Informer les habitants concernés est donc fondamental. Pour Bernard Cathelain les Franciliens ont été entendus sur le projet : « Ce projet n’est pas sorti sur des cahiers de technocrates, il a fait l’objet de grands débats. ». Un grand débat public entre 2010 et 2011 et plusieurs phases de concertation, avant de creuser les premiers tunnels. Mais Jacqueline Lorthiois, urbaniste spécialisée dans les relations emplois – main-d’œuvre – territoire, se dit « critique » sur le projet. Pour cette spécialiste qui part du principe qu’« un bon transport est un transport qu’on ne prend pas », la question de l’utilité pour les habitants de ce super métro est posée. À Aubervilliers, les populations « vont bosser à Paris et n’ont que le périphérique à traverser » et ils n’ont pas besoin « d’un réseau qui relie Est-Ouest ». Elle pointe du doigt une incohérence avec la demande des habitants. Et ce n’est pas la seule ville concernée.
Paris, capitale égoïste ?
« On se finance, nous en Ile-de-France, un super métro à 35 milliards et dans le reste de la France on réduit l’offre de TGV et de petites lignes ».
Pour Olivier Razemon, journaliste spécialiste des questions de transports, le problème est plus large : « l’hypercéphalie francilienne » sera accentuée par le Grand Paris Express. Ne va-t-on pas encore plus enclaver les villes moyennes ? « On se finance, nous en Ile-de-France, un super métro à 35 milliards et dans le reste de la France on réduit l’offre de TGV et de petites lignes ». Pour lui, les enjeux du Grand Paris Express doivent devenir « un débat national » que tous les Français s’approprient. L’élu local du plateau de Saclay Vincent Delahaye y voit plutôt une opportunité : « Ce n’est pas uniquement bon pour la région Ile-de-France, c’est bon pour toute la France qu’on ait une capitale et une métropole qui se développent bien », pour faire face à la concurrence internationale.

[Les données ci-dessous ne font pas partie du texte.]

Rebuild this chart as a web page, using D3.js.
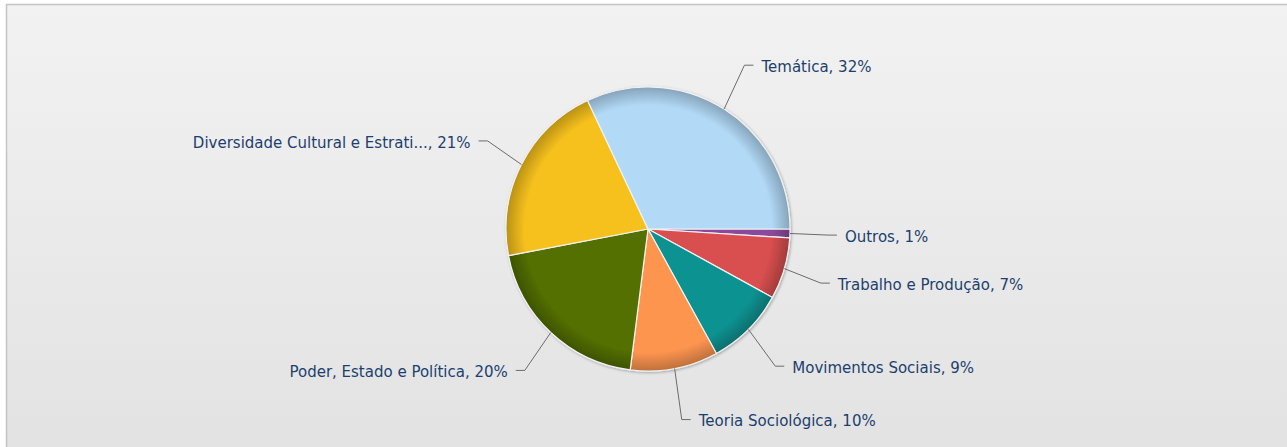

Le Grand Paris ne se fera pas en un jour
Autre sujet délicat : La question des délais. De nombreux chantiers prennent du retard, à l’image de celui de la Défense, dont la fin des travaux est annoncée dans 17 ans. Des retards qui s’enchaînent et ont tendance à irriter les habitants touchés par les travaux : Faut-il déménager ? Vendre ? À quel prix ? Des questionnements légitimes pour Bernard Cathelain : « C’est vrai qu’on avait un programme qui était au départ extrêmement ambitieux en termes d’échéances […] ce qui a entraîné une surchauffe ». La fin du projet est désormais reportée à 2030, et la partie du Grand Paris express qui devait être prête pour les JO de 2024 semble avoir du retard. Pour Bernard Cathelain, c’est un projet inédit et techniquement compliqué : « Je ne pense pas qu’il y ait beaucoup de précédents dans le monde » où on a implanté 200 km de lignes « dans un secteur aussi urbanisé avec les difficultés techniques que ça représente ». Mais le membre du directoire le promet : les délais seront tenus. Mais avec un budget qui est passé de 19 à 35 milliards d’euros, on peut se demander si Paris n’a pas eu les yeux plus gros que le ventre.